Wenn es wirklich eine einsame Insel wäre, auf er ich bleiben müsste, fiele mir die Wahl leicht:
1. Überleben ums Verrecken: Das Survival-Handbuch von Rüdiger Nehberg
2. Eine Bibel
3. Zettel's Traum von Arno Schmidt (wollte schon immer Zeit haben, das zu lesen)
4. Ein Gesangbuch (denn singen bringt Freude)
5. Ein Notizbuch

7. Die siebte Frage stammt von der Hamburger Theologin Christine Büchner: Ein Thema Ihres Buches ist das Gebet. Viele Menschen heute können nicht mehr beten, weil sie nicht wahrnehmen, dass Beten die Realität verändert. Da helfen auch theologische Erläuterungen oft wenig. Mystikerinnen und Mystiker der christlichen Tradition haben hervorgehoben: Gott wirkt nicht durch äußere Eingriffe, sondern in uns, und dafür müssen wir ihm auch erst einmal Raum in uns geben. Und das hat dann auch durchaus spürbaren Einfluss auf das eigene Wahrnehmen und Handeln. Was ist für Sie der Sinn des Betens? Wie würden Sie das jemandem erläutern, der Schwierigkeiten hat zu beten? Und verändert Beten Ihres Erachtens die Welt?
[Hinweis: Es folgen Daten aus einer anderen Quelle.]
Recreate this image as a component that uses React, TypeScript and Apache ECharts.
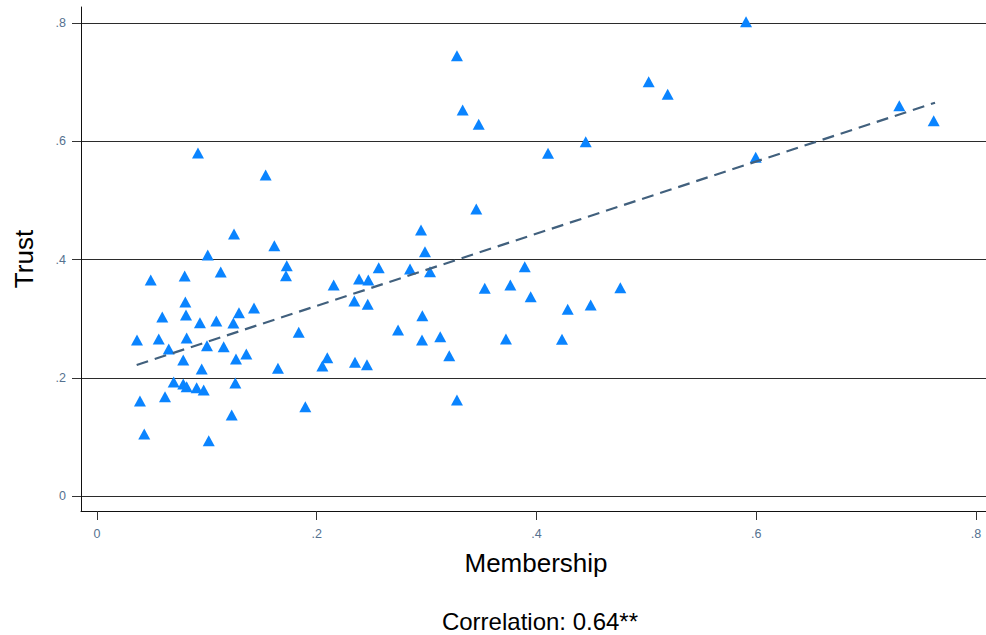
import React, { useEffect, useRef } from "react";
import * as echarts from "echarts";

const membership = [
  0.0364, 0.0391, 0.043, 0.0489, 0.0562, 0.0594, 0.0619, 0.0653, 0.0698, 0.0785,
  0.0798, 0.0804, 0.081, 0.0785, 0.0816, 0.0816, 0.0907, 0.0919, 0.0937, 0.0953,
  0.0971, 0.1001, 0.1008, 0.1017, 0.1086, 0.1126, 0.1153, 0.1226, 0.1241, 0.1247,
  0.1259, 0.1265, 0.1292, 0.1359, 0.1429, 0.1535, 0.1614, 0.1647, 0.1727, 0.172,
  0.1836, 0.1896, 0.2051, 0.2096, 0.2154, 0.2342, 0.2348, 0.2385, 0.2464, 0.2457,
  0.2469, 0.2564, 0.274, 0.2849, 0.2949, 0.2961, 0.2958, 0.2985, 0.3031, 0.3124,
  0.3206, 0.3276, 0.3276, 0.3328, 0.3474, 0.3452, 0.3529, 0.3722, 0.3762, 0.3893,
  0.3947, 0.4105, 0.4232, 0.4284, 0.4448, 0.4493, 0.4763, 0.5021, 0.5194, 0.5907,
  0.5995, 0.7302, 0.7615,
];

const trust = [
  0.2638, 0.1607, 0.1049, 0.3653, 0.2655, 0.3027, 0.168, 0.2486, 0.1928, 0.23,
  0.3721, 0.3281, 0.3061, 0.1894, 0.1849, 0.2672, 0.1832, 0.5801, 0.2931, 0.2148,
  0.1793, 0.2542, 0.4076, 0.0935, 0.296, 0.3789, 0.2525, 0.137, 0.2926, 0.4431,
  0.1911, 0.2317, 0.31, 0.2402, 0.318, 0.5429, 0.4233, 0.216, 0.3895, 0.3726,
  0.2769, 0.151, 0.2199, 0.2339, 0.3569, 0.3298, 0.2261, 0.367, 0.3242, 0.2221,
  0.3653, 0.3861, 0.2808, 0.3839, 0.4499, 0.3049, 0.2638, 0.4132, 0.3794, 0.2694,
  0.2373, 0.7447, 0.1624, 0.6529, 0.6287, 0.4854, 0.3513, 0.2655, 0.3569, 0.3878,
  0.3371, 0.5796, 0.265, 0.3158, 0.5992, 0.323, 0.3523, 0.7007, 0.6794, 0.8022,
  0.5729, 0.6601, 0.6348,
];

const fitX = [0.0361, 0.7627];
const fitY = [0.2216, 0.6652];

const tickValues = [0, 0.2, 0.4, 0.6, 0.8];

const FONT = "'Liberation Sans', Arial, sans-serif";

const fmt = (v: number) => {
  if (Math.abs(v) < 1e-9) return "0";
  return "." + Math.round(v * 10).toString();
};

export default function App() {
  const ref = useRef<HTMLDivElement>(null);

  useEffect(() => {
    if (!ref.current) return;
    const chart = echarts.init(ref.current, undefined, { renderer: "svg" });
    const points = membership.map((m, i) => [m, trust[i]]);
    const fit = fitX.map((x, i) => [x, fitY[i]]);
    chart.setOption({
      animation: false,
      backgroundColor: "#ffffff",
      grid: { left: 81, right: 0, top: 7, height: 504 },
      xAxis: {
        type: "value",
        min: -0.01456,
        max: 0.8091,
        axisLine: { show: true, onZero: false, lineStyle: { color: "#111", width: 1 } },
        axisTick: {
          show: true,
          length: 9,
          customValues: tickValues,
          lineStyle: { color: "#333", width: 1 },
        },
        axisLabel: {
          customValues: tickValues,
          formatter: fmt,
          margin: 16,
          color: "#55718f",
          fontSize: 12.5,
          fontFamily: FONT,
        },
        splitLine: { show: false },
      },
      yAxis: {
        type: "value",
        min: -0.02537,
        max: 0.8271,
        axisLine: { show: true, onZero: false, lineStyle: { color: "#111", width: 1 } },
        axisTick: {
          show: true,
          length: 9,
          customValues: tickValues,
          lineStyle: { color: "#333", width: 1 },
        },
        axisLabel: {
          customValues: tickValues,
          formatter: fmt,
          margin: 15,
          color: "#55718f",
          fontSize: 12.5,
          fontFamily: FONT,
        },
        splitLine: { show: true, lineStyle: { color: "#2b2b2b", width: 1 } },
      },
      series: [
        {
          type: "scatter",
          data: points,
          symbol: "triangle",
          symbolSize: [12, 11],
          itemStyle: { color: "#0a84ff", opacity: 1 },
          z: 3,
        },
        {
          type: "line",
          data: fit,
          showSymbol: false,
          symbol: "none",
          lineStyle: { color: "#41607d", width: 2.2, type: [12, 7] },
          z: 4,
        },
      ],
      graphic: [
        {
          type: "text",
          x: 536,
          y: 563,
          style: {
            text: "Membership",
            font: `26px ${FONT}`,
            fill: "#000",
            align: "center",
            verticalAlign: "middle",
          },
        },
        {
          type: "text",
          x: 24,
          y: 259,
          rotation: Math.PI / 2,
          style: {
            text: "Trust",
            font: `26px ${FONT}`,
            fill: "#000",
            align: "center",
            verticalAlign: "middle",
          },
        },
        {
          type: "text",
          x: 540,
          y: 621,
          style: {
            text: "Correlation: 0.64**",
            font: `24px ${FONT}`,
            fill: "#000",
            align: "center",
            verticalAlign: "middle",
          },
        },
      ],
    });
    return () => chart.dispose();
  }, []);

  return (
    <div
      ref={ref}
      style={{ position: "fixed", left: 0, top: 0, width: 986, height: 635 }}
    />
  );
}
Die ersten Worte Jesu im Johannes-Evangelium sind eine Frage: "Was wollt ihr?". Das ist eine gute Frage und es gibt keine leichte Antwort darauf. Das Gebet ist für mich die Zeit am Tag, in der ich mich dieser Frage widmen kann. Was beschäftigt mich gerade, was bedrückt mich? Was will ich? Was ist mein Problem und was wäre die Lösung, um die ich Gott bitten würde? Wir sind heute ständig mit allen möglichen Menschen auf verschiedenen Kanälen verbunden – aber selten sind wir alleine. Das Gebet ist für mich der Raum, in dem ich alleine bin – mit mir und Gott. Ich kann meine, ich kann seine Gegenwart spüren. Das Schöne ist: Jeder kann damit anfangen, ohne dafür an irgendetwas glauben zu müssen. Einfach mal zehn Minuten am Tag in sich selbst versinken – und die Dinge geschehen. Das verändert noch nicht die Welt – aber den Blick auf die Welt.